Bisnis.com, JAKARTA — Politikus PPP Arsul Sani menyayangkan langkah Partai Keadilan Sejahtera (PKS) yang mengajukan permohonan uji materi ambang batas presiden atau presidential threshold 20 persen ke Mahkamah Konstitusi (MK).
Menurut Arsul, PKS seharusnya menggugat presidential threshold 20 persen lewat legislatif, bukan yudikatif. Sebab, PKS termasuk partai yang memiliki kursi di DPR.
“Kenapa? Karena hak kita [partai yang memiliki kursi di DPR] itu melakukan legislative review, bukan judicial review. Kita itu harus berjuangnya di sini [DPR], bukan di MK,” ungkap Arsul kepada awak media di Gedung Nusantara II DPR, Rabu (6/7/2022).
Untuk diketahui, legislative review adalah upaya mengubah suatu UU lewat DPR. Sedangkan judicial review merupakan peninjau oleh MK, apakah suatu UU sejalan dengan konstitusi suatu negara.

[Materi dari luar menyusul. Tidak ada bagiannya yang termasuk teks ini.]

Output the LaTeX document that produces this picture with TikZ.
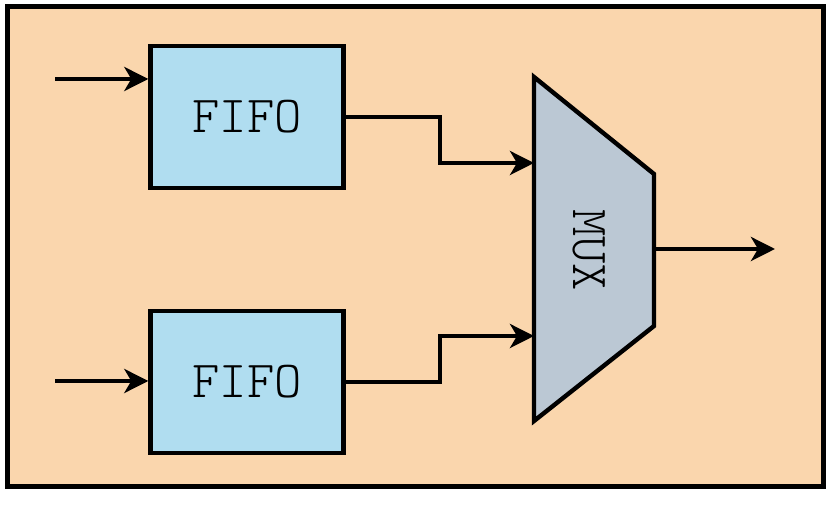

Arsul mengatakan seharusnya partai yang tak memiliki kursi di DPR yang mengajukan uji materi presidential threshold 20 persen ke MK.
Dia menyarankan kepada fraksi-fraksi DPR yang tak setuju dengan aturan presidential threshold 20 persen untuk segera menggugatnya.
Baca Juga
“Kan DPR sekarang ini masih punya waktu [sebelum Pemilu 2024], jadi berkesempatan untuk me-review kembali UU Pemilu yang terkait dengan ambang batas pencalonan presiden,” jelas Arsul
Mantan Sekjen Partai Persatuan Pembangunan (PPP) tersebut menambahkan, sebenarnya partainya juga tidak setuju dengan aturan ambang batas presiden tersebut.
Namun, PPP tak akan menggugat aturan itu sekarang. Menurutnya, PPP masih menunggu hasil Pemilu 2024 sebelum mengambil langkah terkait aturan presidential threshold 20 persen.
Hari ini, Rabu (6/7/2022), PKS resmi mengajukan permohonan uji materi Pasal 222 UU No.7/2017 (UU Pemilu) ke MK. Dalam pasal tersebut, diatur ambang batas pencalonan presiden atau presidential threshold.
Menurut aturan tersebut, hanya partai atau gabungan partai yang punya kursi setidaknya 20 persen di DPR yang berhak mencalonkan presiden dan wakil presiden dalam Pemilu.